A morte vista de perto

Numa fração de segundos tudo muda e nem o mais experiente piloto de corridas de alta velocidade consegue travar o inevitável. Outras vezes, o destino prega uma partida ao profissional experiente e é a lei da causalidade que prevalece. 

por Filipa Moreira da Cruz

Domingo, dia 29 de novembro, circuito internacional de Sakhir, no Bahrein. Milhões de telespetadores assistiram em direto ao impressionante acidente de Romain Grosjean. Enquanto o fogo engolia ferozmente o carro, o automobilista saia, pelo seu próprio pé, praticamente ileso. As queimaduras na mão esquerda, o entorse do pé esquerdo e os vários hematomas são um mal menor. O piloto, helvético-francês, de 34 anos, não morreu por milagre. Deve a sua vida ao fato anti-chamas, ao capacete ergonómico e às apertadas regras de segurança. Grosjean foi salvo pela ‘célula de sobrevivência’, o habitáculo do automóvel. Mas acima de tudo, foram a sua coragem, a sua tenacidade e todos os que trabalham com ele os que permitiram que continue em vida.

A Fórmula 1 não é apenas uma prova de velocidade. É um teste à adrenalina e aos reflexos dos pilotos que têm nervos de aço. Os carros estão preparados para atingir 370 km/hora em menos de cinco segundos, mas é o condutor que controla o seu destino. Quase sempre. O automobilista não está sozinho. Felizmente. A equipa técnica é uma ajuda preciosa e pode fazer toda a diferença. A segurança é a prioridade e a tecnologia de ponta salva vidas. A FIA (Federação Internacional do Automóvel) tem a última palavra e nada é deixado ao acaso.

Ao ver as imagens do acidente de Romain Grosjean não consegui evitar de pensar no saudoso Ayrton Senna. O piloto brasileiro morreu cedo demais. Tinha 34 anos, a mesma idade que Grosjean. Foi três vezes campeão do mundo e marcou uma época na Fórmula 1. Recordo as imagens em direto do circuito em Bolonha. A cabeça de Senna abanava ligeiramente, deixando-nos acreditar que ainda havia esperança. Mas o cérebro já estava clinicamente morto. A morte do automobilista foi considerada uma tragédia nacional e o Brasil decretou três dias de luto.

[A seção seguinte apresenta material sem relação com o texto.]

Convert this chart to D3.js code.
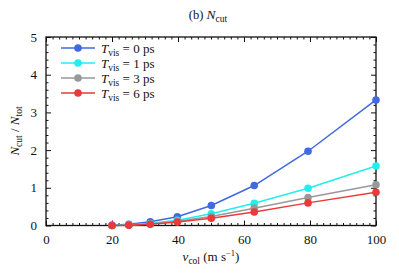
<!DOCTYPE html>
<html><head><meta charset="utf-8">
<script src="https://cdn.jsdelivr.net/npm/d3@7"></script>
<style>body{margin:0;background:#fff}svg{display:block}text{font-family:"Liberation Serif","Times New Roman",serif;fill:#111}</style>
</head><body>
<svg id="c" width="399" height="278"></svg>
<script>
const vcol = [20, 25.1, 31.6, 39.8, 50.1, 63.1, 79.4, 100];
const tvisLabels = ["0", "1", "3", "6"];
const seriesColors = ["#4169e1", "#22eeee", "#999999", "#e83a3a"];
const nT0 = [0.005, 0.03, 0.10, 0.23, 0.53, 1.06, 1.97, 3.33];
const nT1 = [0.002, 0.015, 0.05, 0.14, 0.31, 0.59, 0.99, 1.58];
const nT3 = [0.001, 0.01, 0.04, 0.11, 0.24, 0.46, 0.74, 1.08];
const nT6 = [0.001, 0.008, 0.035, 0.09, 0.19, 0.36, 0.60, 0.88];
const xTicks = [0, 20, 40, 60, 80, 100];
const yTicks = [0, 1, 2, 3, 4, 5];
const series = [nT0, nT1, nT3, nT6];

const svg = d3.select("#c");
const m = {l: 46, r: 23, t: 37, b: 52.5};
const W = 399, H = 278;
const x = d3.scaleLinear().domain([0, 100]).range([m.l, W - m.r]);
const y = d3.scaleLinear().domain([0, 5]).range([H - m.b, m.t]);

const g = svg.append("g");
function axisStyle(sel){ sel.select(".domain").remove(); sel.selectAll("line").attr("stroke","#111"); }
const xMinor = d3.range(0, 100.001, 2).filter(v => v % 20 !== 0);
const yMinor = d3.range(0, 5.001, 0.2).filter(v => Math.abs(v - Math.round(v)) > 1e-6);

// bottom
g.append("g").attr("transform",`translate(0,${y(0)})`).call(d3.axisBottom(x).tickValues(xTicks).tickSize(-5).tickPadding(9).tickFormat(d3.format("d"))).call(axisStyle)
 .selectAll("text").attr("font-size", 13).attr("fill","#111");
g.append("g").attr("transform",`translate(0,${y(0)})`).call(d3.axisBottom(x).tickValues(xMinor).tickSize(-2.5).tickFormat("")).call(axisStyle);
// top
g.append("g").attr("transform",`translate(0,${y(5)})`).call(d3.axisTop(x).tickValues(xTicks).tickSize(-5).tickFormat("")).call(axisStyle);
g.append("g").attr("transform",`translate(0,${y(5)})`).call(d3.axisTop(x).tickValues(xMinor).tickSize(-2.5).tickFormat("")).call(axisStyle);
// left
g.append("g").attr("transform",`translate(${x(0)},0)`).call(d3.axisLeft(y).tickValues(yTicks).tickSize(-5).tickPadding(9).tickFormat(d3.format("d"))).call(axisStyle)
 .selectAll("text").attr("font-size", 13).attr("fill","#111");
g.append("g").attr("transform",`translate(${x(0)},0)`).call(d3.axisLeft(y).tickValues(yMinor).tickSize(-2.5).tickFormat("")).call(axisStyle);
// right
g.append("g").attr("transform",`translate(${x(100)},0)`).call(d3.axisRight(y).tickValues(yTicks).tickSize(-5).tickFormat("")).call(axisStyle);
g.append("g").attr("transform",`translate(${x(100)},0)`).call(d3.axisRight(y).tickValues(yMinor).tickSize(-2.5).tickFormat("")).call(axisStyle);

// frame
g.append("rect").attr("x", x(0)).attr("y", y(5)).attr("width", x(100)-x(0)).attr("height", y(0)-y(5))
 .attr("fill","none").attr("stroke","#111").attr("stroke-width",1.3);

// series
const line = d3.line().x((d,i)=>x(vcol[i])).y(d=>y(d));
series.forEach((s, k) => {
  g.append("path").datum(s).attr("d", line).attr("fill","none").attr("stroke", seriesColors[k]).attr("stroke-width",1.5);
  g.selectAll(null).data(s).enter().append("circle")
   .attr("cx",(d,i)=>x(vcol[i])).attr("cy",d=>y(d)).attr("r",3.8).attr("fill",seriesColors[k]);
});

// legend
tvisLabels.forEach((t, k) => {
  const yy = 48 + k*15;
  g.append("line").attr("x1",61).attr("x2",95).attr("y1",yy).attr("y2",yy).attr("stroke",seriesColors[k]).attr("stroke-width",1.5);
  g.append("circle").attr("cx",78).attr("cy",yy).attr("r",3.8).attr("fill",seriesColors[k]);
  const tx = g.append("text").attr("x",101).attr("y",yy+4.5).attr("font-size",13);
  tx.append("tspan").attr("font-style","italic").text("T");
  tx.append("tspan").attr("font-size",9.5).attr("dy",3).text("vis");
  tx.append("tspan").attr("dy",-3).text(" = " + t + " ps");
});

// title
const tt = svg.append("text").attr("x", 208).attr("y", 19).attr("text-anchor","middle").attr("font-size",12.5);
tt.append("tspan").text("(b) ");
tt.append("tspan").attr("font-style","italic").attr("font-size",13.5).text("N");
tt.append("tspan").attr("font-size",9.5).attr("dy",3).text("cut");

// x label
const xl = svg.append("text").attr("x", 211).attr("y", 261).attr("text-anchor","middle").attr("font-size",13);
xl.append("tspan").attr("font-style","italic").text("v");
xl.append("tspan").attr("font-size",9.5).attr("dy",3).text("col");
xl.append("tspan").attr("dy",-3).text(" (m s");
xl.append("tspan").attr("font-size",8.5).attr("dy",-5).text("\u22121");
xl.append("tspan").attr("dy",5).text(")");

// y label
const yl = svg.append("text").attr("transform","translate(19,131) rotate(-90)").attr("text-anchor","middle").attr("font-size",13);
yl.append("tspan").attr("font-style","italic").text("N");
yl.append("tspan").attr("font-size",9.5).attr("dy",3).text("cut");
yl.append("tspan").attr("dy",-3).text(" / ");
yl.append("tspan").attr("font-style","italic").text("N");
yl.append("tspan").attr("font-size",9.5).attr("dy",3).text("tot");
</script>
</body></html>
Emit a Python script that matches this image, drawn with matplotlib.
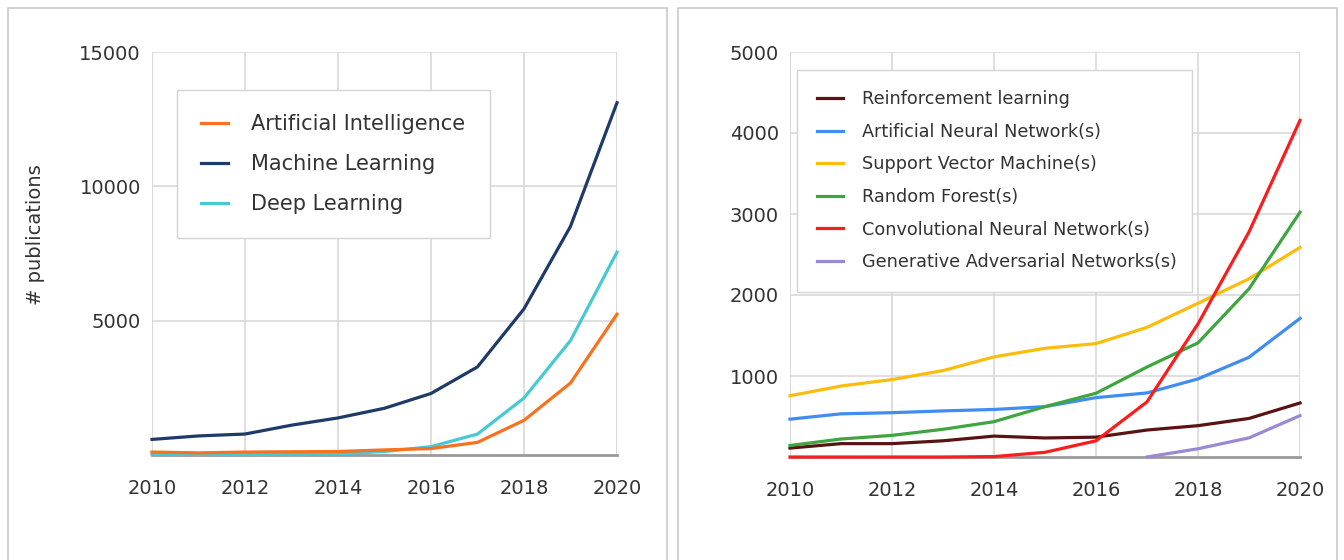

Nesse dia 1 de maio de 1994, Michael Schumacher acabou por sagrar-se campeão pela primeira vez. Mas a sua vitória teve um sabor agridoce. A morte de Senna atirou para segundo plano a vitória de Schumacher. Ironia do destino, o piloto alemão quase perdeu a vida, não nas pistas de um circuito, mas fora de uma pista de ski. Conheço bem Méribel. Foi naquela estação dos Alpes franceses que vi o meu marido pela primeira vez. Um amante do desporto de inverno desde muito pequeno e, sobretudo, um apaixonado por carros e pelas competições.

A Fórmula 1 é um desporto de alta tensão que desafia as leis da gravidade e põe à prova a resiliência dos que ousam ser (quase) imortais. Em 1976, o austríaco Niki Lauda sofreu um aparatoso acidente que lhe desfigurou a cara e queimou os pulmões. Contra todas as expectativas, decidiu regressar às competições apenas seis semanas após o drama.

O automobilismo não é exclusivo aos homens, embora eles sejam a maioria. A espanhola Maria Villota sofreu um grave acidente em 2012, em Inglaterra, durante os ensaios para integrar uma equipa russa de fórmula 1. Foi submetida a uma delicada operação à qual se seguiram longos e dolorosos períodos de fisioterapia. Quando finalmente pensava que o pior já tinha passado a morte veio buscá-la. Sucumbiu 15 meses após o drama devido a sequelas neurológicas.

Numa fração de segundos tudo muda e nem o mais experiente piloto de corridas de alta velocidade consegue travar o inevitável. Outras vezes, o destino prega uma partida ao profissional experiente e é a lei da causalidade que prevalece. Como no caso de Schumacher. Mas mesmo sabendo que corre um risco, o mais intrépido condutor não vai deixar de experimentar a vida a 370km/hora.